■ Data segment:

___

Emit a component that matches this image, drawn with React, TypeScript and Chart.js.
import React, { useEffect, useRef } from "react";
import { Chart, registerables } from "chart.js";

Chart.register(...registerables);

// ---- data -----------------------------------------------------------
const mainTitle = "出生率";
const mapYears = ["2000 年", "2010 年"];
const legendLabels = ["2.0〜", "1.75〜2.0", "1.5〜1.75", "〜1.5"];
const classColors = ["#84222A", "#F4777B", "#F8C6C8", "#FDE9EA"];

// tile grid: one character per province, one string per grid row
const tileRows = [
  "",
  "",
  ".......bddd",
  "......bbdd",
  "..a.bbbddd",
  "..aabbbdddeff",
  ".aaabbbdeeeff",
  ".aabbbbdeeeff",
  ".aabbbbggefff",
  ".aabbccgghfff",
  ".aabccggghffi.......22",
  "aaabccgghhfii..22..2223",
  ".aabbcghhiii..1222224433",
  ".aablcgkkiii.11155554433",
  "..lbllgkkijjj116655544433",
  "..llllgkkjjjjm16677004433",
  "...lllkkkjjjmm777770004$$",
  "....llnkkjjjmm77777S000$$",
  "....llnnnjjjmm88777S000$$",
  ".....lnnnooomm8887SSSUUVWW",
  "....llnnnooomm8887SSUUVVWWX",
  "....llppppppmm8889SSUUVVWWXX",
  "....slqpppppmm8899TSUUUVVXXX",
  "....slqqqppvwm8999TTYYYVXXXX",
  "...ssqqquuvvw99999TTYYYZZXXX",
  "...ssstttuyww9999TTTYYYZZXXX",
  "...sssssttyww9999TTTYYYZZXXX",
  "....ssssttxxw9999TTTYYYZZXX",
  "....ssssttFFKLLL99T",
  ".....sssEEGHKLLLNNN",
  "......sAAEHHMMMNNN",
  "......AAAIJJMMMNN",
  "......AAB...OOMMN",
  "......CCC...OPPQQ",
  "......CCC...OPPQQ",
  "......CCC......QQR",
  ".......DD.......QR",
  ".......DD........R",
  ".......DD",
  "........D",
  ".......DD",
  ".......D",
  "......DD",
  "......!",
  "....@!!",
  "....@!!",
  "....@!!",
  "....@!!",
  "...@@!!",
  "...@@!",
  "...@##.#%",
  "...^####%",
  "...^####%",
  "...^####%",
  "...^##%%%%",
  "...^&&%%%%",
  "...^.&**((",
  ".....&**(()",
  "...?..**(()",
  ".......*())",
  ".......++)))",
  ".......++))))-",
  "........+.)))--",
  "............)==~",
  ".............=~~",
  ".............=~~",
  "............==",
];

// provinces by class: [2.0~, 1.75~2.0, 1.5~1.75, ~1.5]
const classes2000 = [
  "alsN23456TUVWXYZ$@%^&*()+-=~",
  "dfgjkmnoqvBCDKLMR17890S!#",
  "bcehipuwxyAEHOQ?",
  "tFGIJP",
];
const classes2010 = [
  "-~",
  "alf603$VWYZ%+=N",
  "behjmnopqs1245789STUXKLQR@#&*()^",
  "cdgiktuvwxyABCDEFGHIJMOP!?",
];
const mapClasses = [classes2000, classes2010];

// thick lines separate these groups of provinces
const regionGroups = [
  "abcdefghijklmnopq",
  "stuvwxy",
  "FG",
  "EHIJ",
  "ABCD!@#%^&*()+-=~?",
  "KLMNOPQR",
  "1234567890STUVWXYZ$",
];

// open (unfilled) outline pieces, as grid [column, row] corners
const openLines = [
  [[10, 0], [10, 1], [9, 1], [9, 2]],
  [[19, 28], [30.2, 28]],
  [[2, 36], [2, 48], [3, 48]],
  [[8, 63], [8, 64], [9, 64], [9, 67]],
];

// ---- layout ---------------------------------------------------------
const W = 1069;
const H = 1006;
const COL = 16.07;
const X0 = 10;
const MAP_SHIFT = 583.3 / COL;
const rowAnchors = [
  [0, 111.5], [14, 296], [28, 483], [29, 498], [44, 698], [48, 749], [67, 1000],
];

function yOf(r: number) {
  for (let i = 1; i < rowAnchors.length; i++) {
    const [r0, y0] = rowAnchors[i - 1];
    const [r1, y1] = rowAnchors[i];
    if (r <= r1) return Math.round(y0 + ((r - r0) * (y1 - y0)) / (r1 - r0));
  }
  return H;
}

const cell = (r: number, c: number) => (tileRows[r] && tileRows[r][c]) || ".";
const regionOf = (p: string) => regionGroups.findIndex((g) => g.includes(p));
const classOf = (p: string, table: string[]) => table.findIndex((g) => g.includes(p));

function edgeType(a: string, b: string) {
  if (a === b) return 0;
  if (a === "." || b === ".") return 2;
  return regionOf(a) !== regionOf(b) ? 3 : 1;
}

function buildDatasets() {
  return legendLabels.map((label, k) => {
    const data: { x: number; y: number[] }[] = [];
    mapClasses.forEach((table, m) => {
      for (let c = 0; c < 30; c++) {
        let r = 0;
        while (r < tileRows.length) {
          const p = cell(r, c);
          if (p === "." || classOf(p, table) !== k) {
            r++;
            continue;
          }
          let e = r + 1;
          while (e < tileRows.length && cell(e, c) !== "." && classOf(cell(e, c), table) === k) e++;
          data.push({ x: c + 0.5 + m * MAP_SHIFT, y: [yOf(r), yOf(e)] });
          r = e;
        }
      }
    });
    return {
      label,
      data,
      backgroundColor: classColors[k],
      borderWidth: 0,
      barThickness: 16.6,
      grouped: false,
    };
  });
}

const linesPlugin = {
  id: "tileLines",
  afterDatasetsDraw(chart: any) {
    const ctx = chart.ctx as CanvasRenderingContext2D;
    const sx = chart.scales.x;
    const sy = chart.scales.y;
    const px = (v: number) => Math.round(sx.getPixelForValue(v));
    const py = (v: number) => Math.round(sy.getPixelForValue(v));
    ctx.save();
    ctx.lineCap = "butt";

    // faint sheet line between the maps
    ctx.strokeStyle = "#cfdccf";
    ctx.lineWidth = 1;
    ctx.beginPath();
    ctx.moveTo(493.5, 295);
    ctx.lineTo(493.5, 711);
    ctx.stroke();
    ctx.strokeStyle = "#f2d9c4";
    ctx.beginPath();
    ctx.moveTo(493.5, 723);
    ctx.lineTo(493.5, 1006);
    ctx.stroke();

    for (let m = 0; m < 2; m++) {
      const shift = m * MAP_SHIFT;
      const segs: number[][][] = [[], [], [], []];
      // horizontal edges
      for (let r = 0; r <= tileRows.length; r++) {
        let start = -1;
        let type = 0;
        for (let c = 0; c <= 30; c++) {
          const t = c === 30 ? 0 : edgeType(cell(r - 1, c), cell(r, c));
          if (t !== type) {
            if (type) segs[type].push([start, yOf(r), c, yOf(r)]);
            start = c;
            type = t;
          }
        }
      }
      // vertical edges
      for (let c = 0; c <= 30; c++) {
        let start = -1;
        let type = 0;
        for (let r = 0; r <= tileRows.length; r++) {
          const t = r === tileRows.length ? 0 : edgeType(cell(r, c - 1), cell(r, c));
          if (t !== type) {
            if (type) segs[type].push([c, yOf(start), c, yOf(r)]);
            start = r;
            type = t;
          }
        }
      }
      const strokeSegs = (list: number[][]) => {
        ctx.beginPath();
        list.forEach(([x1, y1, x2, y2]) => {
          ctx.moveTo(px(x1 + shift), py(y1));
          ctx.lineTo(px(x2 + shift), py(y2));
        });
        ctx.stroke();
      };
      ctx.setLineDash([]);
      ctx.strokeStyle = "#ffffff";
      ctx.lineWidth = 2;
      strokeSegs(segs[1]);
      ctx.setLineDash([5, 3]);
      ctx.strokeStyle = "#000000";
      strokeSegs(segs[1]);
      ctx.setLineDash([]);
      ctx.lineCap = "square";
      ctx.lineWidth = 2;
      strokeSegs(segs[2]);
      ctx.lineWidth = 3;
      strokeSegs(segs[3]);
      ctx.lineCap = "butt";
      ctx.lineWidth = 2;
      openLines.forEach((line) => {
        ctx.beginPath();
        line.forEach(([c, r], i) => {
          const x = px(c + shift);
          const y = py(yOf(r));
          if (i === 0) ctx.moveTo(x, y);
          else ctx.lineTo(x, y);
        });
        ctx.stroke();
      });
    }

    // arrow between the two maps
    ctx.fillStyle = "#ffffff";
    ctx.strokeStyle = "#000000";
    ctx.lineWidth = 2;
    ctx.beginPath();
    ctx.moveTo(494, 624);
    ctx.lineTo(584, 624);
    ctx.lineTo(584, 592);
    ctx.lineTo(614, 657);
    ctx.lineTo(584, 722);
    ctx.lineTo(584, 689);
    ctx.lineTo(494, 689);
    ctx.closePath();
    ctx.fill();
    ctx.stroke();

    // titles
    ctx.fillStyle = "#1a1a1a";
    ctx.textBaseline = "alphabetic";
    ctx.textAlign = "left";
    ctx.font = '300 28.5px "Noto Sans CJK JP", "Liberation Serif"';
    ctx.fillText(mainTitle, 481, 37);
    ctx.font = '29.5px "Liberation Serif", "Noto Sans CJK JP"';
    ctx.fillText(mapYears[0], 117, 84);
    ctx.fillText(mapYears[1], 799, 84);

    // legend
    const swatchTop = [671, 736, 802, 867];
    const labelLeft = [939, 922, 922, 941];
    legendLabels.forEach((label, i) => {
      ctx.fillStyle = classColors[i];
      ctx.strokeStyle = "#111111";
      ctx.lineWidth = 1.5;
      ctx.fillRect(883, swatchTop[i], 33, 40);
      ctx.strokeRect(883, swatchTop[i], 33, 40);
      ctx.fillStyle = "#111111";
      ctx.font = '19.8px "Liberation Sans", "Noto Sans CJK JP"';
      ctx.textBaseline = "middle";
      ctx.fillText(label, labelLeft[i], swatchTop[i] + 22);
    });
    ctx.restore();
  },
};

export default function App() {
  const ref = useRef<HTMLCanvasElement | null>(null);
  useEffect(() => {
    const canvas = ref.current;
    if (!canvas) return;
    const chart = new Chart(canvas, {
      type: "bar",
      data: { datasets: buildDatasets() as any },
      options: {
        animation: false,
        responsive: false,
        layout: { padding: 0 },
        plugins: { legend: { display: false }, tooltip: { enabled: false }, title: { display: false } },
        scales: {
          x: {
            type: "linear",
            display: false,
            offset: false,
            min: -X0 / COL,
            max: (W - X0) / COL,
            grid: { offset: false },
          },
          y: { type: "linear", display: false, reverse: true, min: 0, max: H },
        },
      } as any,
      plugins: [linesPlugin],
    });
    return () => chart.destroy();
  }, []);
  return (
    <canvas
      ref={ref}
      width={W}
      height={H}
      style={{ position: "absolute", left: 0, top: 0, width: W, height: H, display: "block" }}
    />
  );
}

___

Every line containing the string "React" must be listed.

Emit a component that matches this image, drawn with React, TypeScript and Chart.js.
import React, { useEffect, useRef } from "react";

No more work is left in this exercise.